엔진구동형 Ni-Ti파일의 피로파절거동과 표면코팅효과

Abstract

The purpose of this study was to investigate the fatigue fracture behavior and surface coating effects of rotary Ni-Ti files. ProTaper(Maillfer, Dentsply, Ballaigues, Switzerland) were used, respectively, for experiment. In order to observe the fatigue surface of clinically used file, the fractured files were classified into three groups: fractured files at the upper, middle and lower part after clinical use. The fractured surface and chemical composition were studied with energy dispersive x-ray spectroscopy(EDS) and field emission scanning electron microscope(FE-SEM) to analyze element on the surface of fractured file. In order to decrease the defects, TiN film coating was carried out on the Ni-Ti file surface using pure Ti target materials with nitrogen gas. TiN coated surface of Ni-Ti file was observed with FE-SEM, EDS, atomic force microscopy(AFM), vickers hardness tester, and scratch tester. The results were as follows: 1. Fatigue fracture crack of Ni-Ti file was initiated and propagated at defects such as scratch formed by machine under repeated load. 2. Fractured surface of Ni-Ti file showed the brittle fracture behavior at the exterior and ductile fracture behavior at the interior. The ductile fracture behavior appeared predominantly at the lower part of Ni-Ti file compared with at the upper part of Ni-Ti file. 3. The surface roughness of TiN coated Ni-Ti file was lower than that of non coated Ni-Ti file. The surface roughness increased as coating temperature increased from 25℃ to 300℃. Therefore, TiN coated surface showed decrease of defects such as scratch. 4. The surface hardness of TiN coated Ni-Ti file was higher than that of non coated Ni-Ti file.
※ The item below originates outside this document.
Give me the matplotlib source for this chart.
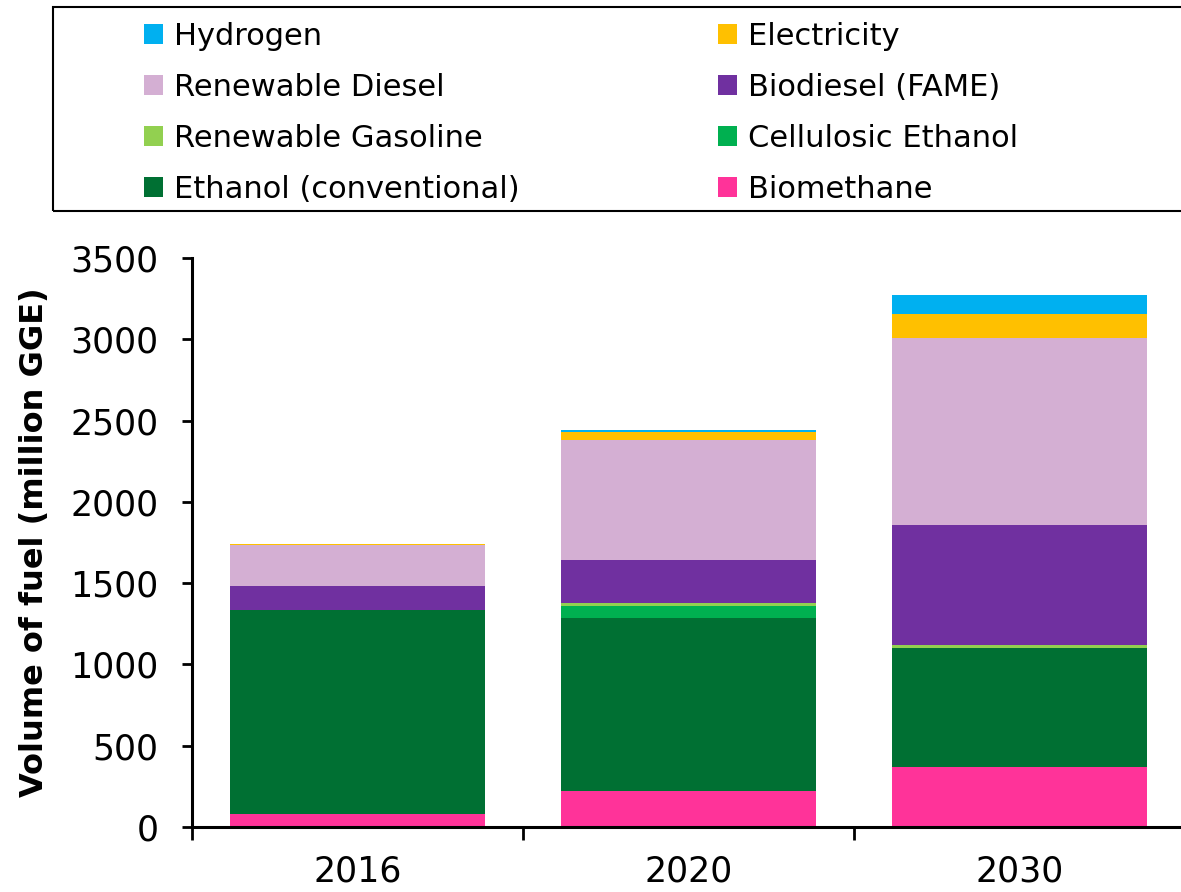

The surface hardness of TiN coated Ni-Ti file at 40℃showed higher than that of TiN coated Ni-Ti file at 25℃ and 300℃. It is considered that the TiN coated film which would prevent Ni-Ti files from fatigue failure can be applicable to root canal instrument system and confirmed that TiN film coated at temperature region of super- elasticity act as inhibitor against crack initiation on Ni-Ti file surface due to decrease of mechanical defects.